I'm not quite the guru, so shall take an easier path.

To your config. I added 

 *Quote:*   

> 
> 
> .config - Linux Kernel v2.6.34-hardened-r6 Configuration                                   
> 
>  ────────────────────────────────────────────────────────────────────────────────────────── 
> ...

 

and my processor, and that's it. Assuming you have lvm2 all emerged and bootable on your old kernel, I don't know offhand why it only gets to ro, but I can work it but will take some time.  For now, take this config, my 2.6.34, and cut it down to your system needs. You'll find it has many more components checked.  Try to cut out only the unnecessary, like file systems, and work your way down to a selected minimal state of your preference. It will pick up your lvm2 volumes, the important element.

----------

## KShots

Similar issue here... I run an initramfs from an imanifest file with a custom-written init script. This happened when I updated lvm to 2.02.103. Unfortunately, I did something stupid and updated all of my machines to this version, and now none of them will boot without manual intervention.

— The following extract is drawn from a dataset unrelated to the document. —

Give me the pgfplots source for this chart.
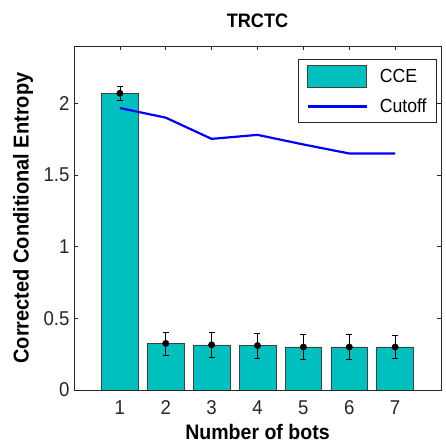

I can convince it to boot by issuing a "vgscan --mknodes --ignorelockingfailure", which convinces it to create nodes under /dev/mapper, which I can then mount. I then need to unmount /dev, /proc, and /sys, and do an "exec switch_root /newroot /sbin/init" to start my system up. Oddly enough, my script has _always_ had this line in it (the vgscan line). However, despite having this line and executing it, it apparently always fails the first time. Maybe I should have it execute twice...  :Sad:  For whatever reason, when I updated to the new LVM and recompiled my kernel (my initrd is built into my kernel, so I don't need an initrd line in grub and it compiles with the latest versions of everything every time), the nodes no longer appear in /dev/mapper.

On a side note, I have _always_ received messages on boot (after the initrd) something along the lines of the device nodes not being present (udev should have created them), and falling back to manual creation. Now I no longer receive these messages (and of course the system does not boot).

----------